The Paul DeHart Hurd Collection on Science Education
The Paul DeHart Hurd Collection on Science Education includes materials on the teaching of science, science education policy, curriculum, and related topics. Professor Hurd collected these materials throughout his career as a science education reformer, and they represent milestones in science curriculum design, government policy toward the teaching of science, and innovations in science pedagogy.
Memorial Resolution: Paul DeHart Hurd (1905-2001)
Born on December 25th, 1905, in Denver, Paul DeHart Hurd graduated from Manual High School in Denver, Colorado (1925) and received a bachelors in botany and a masters degree in plant ecology from the University of Northern Colorado in 1929 and 1932 respectively, and a doctorate from Stanford's School of Education in 1947. In addition, he held Honorary DSc degrees from Ball State University, Drake University, and University of Northern Colorado.
Paul began his teaching career as a high school biology teacher, Head of Science Department, and Science Curriculum Director in elementary and secondary schools in Greely, CO (1929-1939). He then moved to the Stanford area and served as biology teacher and Chair of the Science Department at Menlo School and Junior College (1940-1951). He joined the Stanford University School of Education in 1951, became emeritus professor in 1971, and taught courses related to the certification of elementary and secondary school science teachers as well as courses for science education doctoral students; he directed a summer institute for experienced high school chemistry, mathematics and physics teachers.
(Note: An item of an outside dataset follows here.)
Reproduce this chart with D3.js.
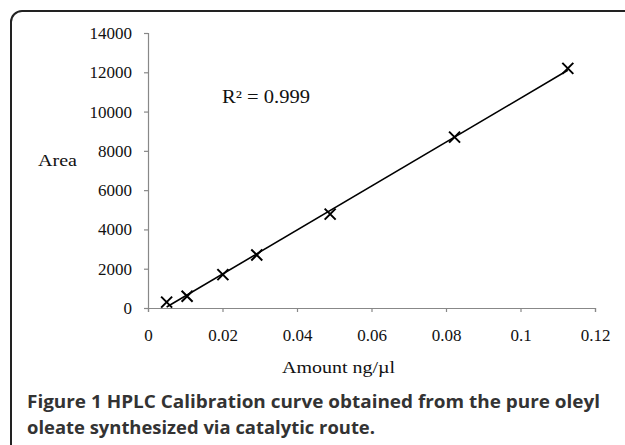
<!DOCTYPE html>
<html><head><meta charset="utf-8">
<script src="https://cdn.jsdelivr.net/npm/d3@7"></script>
<style>body{margin:0;background:#fff}svg{display:block}</style>
</head><body>
<script>
const amounts = [0.005, 0.0105, 0.0201, 0.0292, 0.0489, 0.0823, 0.1127];
const areas = [300, 600, 1700, 2700, 4780, 8700, 12200];
const xTicks = [0, 0.02, 0.04, 0.06, 0.08, 0.1, 0.12];
const yTicks = [0, 2000, 4000, 6000, 8000, 10000, 12000, 14000];
const captionLines = ["Figure 1 HPLC Calibration curve obtained from the pure oleyl", "oleate synthesized via catalytic route."];

const W = 625, H = 445;
const svg = d3.select("body").append("svg").attr("width", W).attr("height", H);

svg.append("rect").attr("x", 11).attr("y", 11).attr("width", 700).attr("height", 500)
  .attr("rx", 11).attr("fill", "#fff").attr("stroke", "#222").attr("stroke-width", 2);

const x = d3.scaleLinear().domain([0, 0.12]).range([148, 595]);
const y = d3.scaleLinear().domain([0, 14000]).range([308, 33]);

const serif = "'Liberation Serif','Times New Roman',serif";

const xAxis = svg.append("g").attr("transform", "translate(0,308)")
  .call(d3.axisBottom(x).tickValues(xTicks).tickSize(4).tickPadding(17).tickFormat(d => d3.format("~g")(d)));
const yAxis = svg.append("g").attr("transform", "translate(148,0)")
  .call(d3.axisLeft(y).tickValues(yTicks).tickSize(4).tickPadding(12).tickFormat(d3.format("d")));
[xAxis, yAxis].forEach(g => {
  g.select(".domain").attr("stroke", "#888").attr("stroke-width", 1.2);
  g.selectAll(".tick line").attr("stroke", "#888").attr("stroke-width", 1.2);
  g.selectAll(".tick text").attr("font-family", serif).attr("font-size", 17).attr("fill", "#111");
});

// linear regression trendline
const n = amounts.length;
const mx = d3.mean(amounts), my = d3.mean(areas);
let sxy = 0, sxx = 0;
for (let i = 0; i < n; i++) { sxy += (amounts[i]-mx)*(areas[i]-my); sxx += (amounts[i]-mx)**2; }
const slope = sxy / sxx, icpt = my - slope * mx;
const x0 = d3.min(amounts), x1 = d3.max(amounts);
svg.append("line").attr("x1", x(x0)).attr("y1", y(slope*x0+icpt)).attr("x2", x(x1)).attr("y2", y(slope*x1+icpt))
  .attr("stroke", "#000").attr("stroke-width", 1.5);

const s = 5.5;
svg.append("g").selectAll("path").data(amounts).join("path")
  .attr("d", (d, i) => {
    const cx = x(d), cy = y(areas[i]);
    return `M${cx-s},${cy-s}L${cx+s},${cy+s}M${cx-s},${cy+s}L${cx+s},${cy-s}`;
  })
  .attr("stroke", "#000").attr("stroke-width", 2).attr("fill", "none");

svg.append("text").attr("x", 222).attr("y", 103).attr("font-family", serif).attr("font-size", 18)
  .attr("textLength", 88).attr("lengthAdjust", "spacingAndGlyphs")
  .attr("fill", "#111").text("R² = 0.999");

svg.append("text").attr("x", 38).attr("y", 166).attr("font-family", serif).attr("font-size", 17.5)
  .attr("textLength", 39).attr("lengthAdjust", "spacingAndGlyphs")
  .attr("fill", "#111").text("Area");

svg.append("text").attr("x", 282).attr("y", 373).attr("font-family", serif)
  .attr("textLength", 113).attr("lengthAdjust", "spacingAndGlyphs")
  .attr("font-size", 17.5).attr("fill", "#111").text("Amount ng/µl");

const capW = [573, 348];
svg.append("g").selectAll("text").data(captionLines).join("text")
  .attr("x", 27).attr("y", (d, i) => 408 + i * 26)
  .attr("font-family", "'Open Sans','Noto Sans',sans-serif").attr("font-size", 18).attr("font-weight", "bold")
  .attr("textLength", (d, i) => capW[i]).attr("lengthAdjust", "spacingAndGlyphs")
  .attr("fill", "#333")
  .text(d => d);
</script>
</body></html>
Paul was a progressive educator in spirit and in conception and devoted his career to ensuring scientific literacy for all Americans developing curricula and instructional practices that teach students the reasoning skills of scientific inquiry, along with facts. His contributions to policy-making, research, curriculum development, pedagogy and teacher training extend back to his 1949 dissertation analyzing science education in the first half of the century. He believed science should have social relevance for elementary and secondary students and they should have hands-on experience with scientific problems in the course of their studies. His views earned him both a national and international reputation in the field of science education. Now widely acknowledged as a way to increase the meaningfulness of scientific understanding, during the 40s science was much more docile a subject, despite the progressive influence on some elementary schools during that period.
Paul wrote 9 books or monographs on the historical and philosophical aspects of science education, including the landmark Biological Education in American Secondary Schools 1890-1960. Although he retired in 1971, he continued to write profusely. He published over 200 articles on science education in the United States and in other parts of the world. Although Paul's formal retirement took place in 1971, his was a voice often heard about prospects and directions for science education at the turn of the millennium. He remained active virtually until his death at 95 years of age.
Paul was recognized for his intellectual impact on science education during his fifty year career, and his prolific and persuasive writing stimulated the thinking of science educators throughout the nation. He also was one of the most influential figures in the formulation of science education policy when the nation turned new attention to the improvement of science education in the early 1980s. His historical perspective and deep personal experience added weight to his pleas for linking science education to matters of environmental protection and constructive uses of new technologies. His gift for clear and direct language made him a favorite of newspaper and television journalists. So it is not surprising that he served as a senior consultant to the National Academy of Sciences and the National Science Foundation, tothe Biological Science Curriculum Studies and to other state and federal committees during the period of 1960-1995.
Among other honors, he received the Distinguished Service to Science Education Citation from the National Science Teachers Association (1969); the Apollo Award from the National Aeronautics and Space Agency (1970); the Robert H. Carleton Award for National Leadership in Science Education (1979); served as president of the National Association for Research in Science Teaching (1970-1971) and the Distinguished Contribution to Science Education Research Award from the National Association for Research in Science Teaching (1987). He was a Fellow of the American Association for the Advancement of Science and held honorary life memberships in eight professional societies.
Paul DeHart Hurd was one of the first to recognize the need for a post-modern approach to science for pre-collegiate education in the sciences, early adolescent development and its significance for middle grade science curriculum. His interest in closing the educational gaps between science, technology, and society was a foremost interest. What he wanted, perhaps above all, was the creation of new ways of thinking for a new age. He was persuasive. "Not just hands-on, but minds-on" was one of his memorable aphorisms. Paul DeHart Hurd was a science educator with a social vision, an idea of what science could become to enhance the lives of individuals and to enrich the culture. He was a man who commanded the respect of his peers and the admiration of his students. He aimed at what was broad and most significant in the field of science education and he will be remembered as someone who succeeded in articulating a vision that shaped much of science education during the middle of the twentieth century.